Financial Inclusion Mexico

A busy street in Mexico | Photo Credit: Basho Mosko

Cash transfer programs are increasingly common across developing countries. Conditional cash transfer (CCT) programs, in particular, provide incentives for parents to invest in the human capital of their children by making the cash conditional on certain behaviors. In 1997, the Mexican government implemented a national conditional cash transfers program called PROGRESA, later Oportunidades, which distributed approximately US$4.5 billion to 5.8 million beneficiary households by 2010. This study evaluates the impacts of the Oportunidades CCT program on poverty. Results find that the program led to a 9.6 percent increase in agricultural income for treatment households.
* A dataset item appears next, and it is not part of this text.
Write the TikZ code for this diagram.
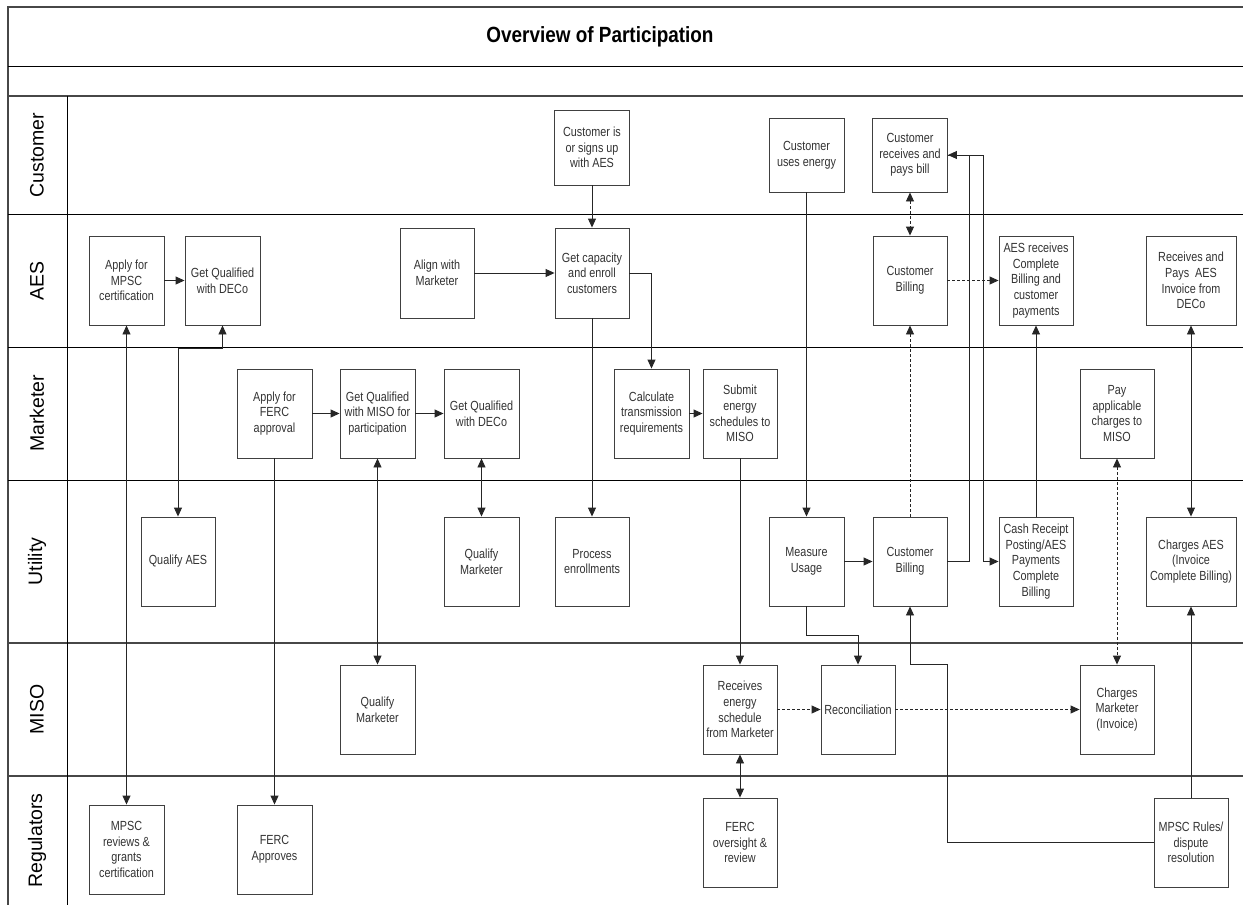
\documentclass[tikz,border=0pt]{standalone}
\usepackage{fontspec}
\setmainfont{Liberation Sans}
\newfontfamily\narrowfont[FakeStretch=0.82]{Liberation Sans}
\newfontfamily\titlefont[FakeStretch=0.86]{Liberation Sans}
\usetikzlibrary{arrows.meta,calc}
\begin{document}
\begin{tikzpicture}[x=1pt,y=-1pt,
  box/.style={draw=black!75, line width=0.9pt, fill=white, minimum width=75pt, minimum height=89pt, inner sep=1pt, align=center, font=\narrowfont\fontsize{13.2}{15.6}\selectfont, text=black!80},
  arr/.style={-{Triangle[length=9pt,width=8pt]}, line width=0.9pt, draw=black!85},
  darr/.style={{Triangle[length=9pt,width=8pt]}-{Triangle[length=9pt,width=8pt]}, line width=0.9pt, draw=black!85},
  dsh/.style={dash pattern=on 3pt off 2pt},
  lanelabel/.style={rotate=90, font=\fontsize{19.5}{22}\selectfont, text=black},
  sep/.style={line width=1pt, draw=black},
  heavysep/.style={line width=1.7pt, draw=black!72}
]
\useasboundingbox (0,0) rectangle (1243,905);

% frame and lanes
\draw[heavysep] (8,905) -- (8,7) -- (1243,7);
\draw[sep] (8,66) -- (1243,66);
\draw[heavysep] (8,96) -- (1243,96);
\draw[sep] (8,214) -- (1243,214);
\draw[sep] (8,347) -- (1243,347);
\draw[sep] (8,480) -- (1243,480);
\draw[heavysep] (8,643) -- (1243,643);
\draw[heavysep] (8,776) -- (1243,776);
\draw[sep] (67,96) -- (67,905);

\node[font=\titlefont\bfseries\fontsize{22}{25}\selectfont] (title) at (600,37) {Overview of Participation};

\node[lanelabel] (lcust) at (37,155) {Customer};
\node[lanelabel] (laes) at (37,280.5) {AES};
\node[lanelabel] (lmkt) at (37,413.5) {Marketer};
\node[lanelabel] (lutil) at (37,561.5) {Utility};
\node[lanelabel] (lmiso) at (37,709.5) {MISO};
\node[lanelabel] (lreg) at (37,840.5) {Regulators};

% Customer lane
\node[box, minimum height=75pt] (custsign) at (592,147.5) {Customer is\\or signs up\\with AES};
\node[box, minimum height=74pt] (custuse) at (806.5,155) {Customer\\uses energy};
\node[box, minimum height=74pt] (custpay) at (910,155) {Customer\\receives and\\pays bill};

% AES lane
\node[box] (mpscapply) at (126.5,280.5) {Apply for\\MPSC\\certification};
\node[box] (aesdeco) at (222.5,280.5) {Get Qualified\\with DECo};
\node[box, minimum width=74pt, minimum height=90pt] (align) at (437,273) {Align with\\Marketer};
\node[box, minimum width=74pt, minimum height=90pt] (getcap) at (592,273) {Get capacity\\and enroll\\customers};
\node[box, minimum width=74pt] (aesbill) at (910,280.5) {Customer\\Billing};
\node[box, minimum width=74pt] (aesrecv) at (1036,280.5) {AES receives\\Complete\\Billing and\\customer\\payments};
\node[box, minimum width=90pt] (aespay) at (1191,280.5) {Receives and\\Pays~ AES\\Invoice from\\DECo};

% Marketer lane
\node[box] (fercapply) at (274.5,413.5) {Apply for\\FERC\\approval};
\node[box] (mkmiso) at (377.5,413.5) {Get Qualified\\with MISO for\\participation};
\node[box] (mkdeco) at (481.5,413.5) {Get Qualified\\with DECo};
\node[box] (calc) at (651.5,413.5) {Calculate\\transmission\\requirements};
\node[box, minimum width=74pt] (submit) at (740,413.5) {Submit\\energy\\schedules to\\MISO};
\node[box, minimum width=74pt] (payapp) at (1117,413.5) {Pay\\applicable\\charges to\\MISO};

% Utility lane
\node[box, minimum width=74pt] (qaes) at (178,561.5) {Qualify AES};
\node[box] (utqm) at (481.5,561.5) {Qualify\\Marketer};
\node[box, minimum width=74pt] (proc) at (592,561.5) {Process\\enrollments};
\node[box] (meas) at (806.5,561.5) {Measure\\Usage};
\node[box, minimum width=74pt] (utbill) at (910,561.5) {Customer\\Billing};
\node[box, minimum width=74pt] (cash) at (1036,561.5) {Cash Receipt\\Posting/AES\\Payments\\Complete\\Billing};
\node[box, minimum width=90pt] (chaes) at (1191,561.5) {Charges AES\\(Invoice\\Complete Billing)};

% MISO lane
\node[box] (misoqm) at (377.5,709.5) {Qualify\\Marketer};
\node[box, minimum width=74pt] (recv) at (740,709.5) {Receives\\energy\\schedule\\from Marketer};
\node[box, minimum width=74pt] (recon) at (858,709.5) {Reconciliation};
\node[box, minimum width=74pt] (chmk) at (1117,709.5) {Charges\\Marketer\\(Invoice)};

% Regulators lane
\node[box] (mpscrev) at (126.5,849.5) {MPSC\\reviews \&\\grants\\certification};
\node[box] (fercapp) at (274.5,849.5) {FERC\\Approves};
\node[box, minimum width=74pt] (fercov) at (740,842.5) {FERC\\oversight \&\\review};
\node[box, minimum width=74pt] (mpscrules) at (1191,842.5) {MPSC Rules/\\dispute\\resolution};

% connectors
\draw[arr] (mpscapply) -- (aesdeco);
\draw[darr] (mpscapply.south) -- (mpscrev.north);
\draw[darr] (aesdeco.south) -- ++(0,23) -| (qaes.north);
\draw[arr] (fercapply) -- (mkmiso);
\draw[arr] (fercapply.south) -- (fercapp.north);
\draw[darr] (mkmiso.south) -- (misoqm.north);
\draw[arr] (mkmiso) -- (mkdeco);
\draw[darr] (mkdeco.south) -- (utqm.north);
\draw[arr] (custsign.south) -- (getcap.north);
\draw[arr] (align) -- (getcap);
\draw[arr] (getcap.south) -- (proc.north);
\draw[arr] (getcap.east) -| (calc.north);
\draw[arr] (calc) -- (submit);
\draw[arr] (submit.south) -- (recv.north);
\draw[darr] (recv.south) -- (fercov.north);
\draw[arr, dsh] (recv) -- (recon);
\draw[arr] (custuse.south) -- (meas.north);
\draw[arr] (meas) -- (utbill);
\draw[arr] (meas.south) -- ++(0,29) -| (recon.north);
\draw[arr] (utbill.east) -- ++(22,0) |- (custpay.east);
\draw[arr] (custpay.east) -- ++(35,0) |- (cash.west);
\draw[darr, dsh] (custpay.south) -- (aesbill.north);
\draw[arr, dsh] (aesbill) -- (aesrecv);
\draw[arr, dsh] (utbill.north) -- (aesbill.south);
\draw[arr] (cash.north) -- (aesrecv.south);
\draw[darr] (aespay.south) -- (chaes.north);
\draw[darr, dsh] (payapp.south) -- (chmk.north);
\draw[arr, dsh] (recon) -- (chmk);
\draw[arr] (mpscrules.north) -- (chaes.south);
\coordinate (bend) at ($(utbill.south)+(37,58)$);
\draw[arr] (mpscrules.west) -| (bend) -| (utbill.south);
\end{tikzpicture}
\end{document}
Researchers estimate that for each peso transferred, households consume 74 cents and invest the remaining 26, permanently increasing long-term consumption by about 1.6 cents. Findings further suggest that cash transfers can achieve long-term increases in consumption through investment in productive activities. Four years after households in the comparison group were incorporated into the program, consumption levels for treatment households were 5.6 percent higher, suggesting improvements in their long-term living standards. Beneficiary households, therefore, would be unlikely to revert to pre-program poverty levels. This landmark study informed the scale up of CCT programs by dozens of governments across the globe.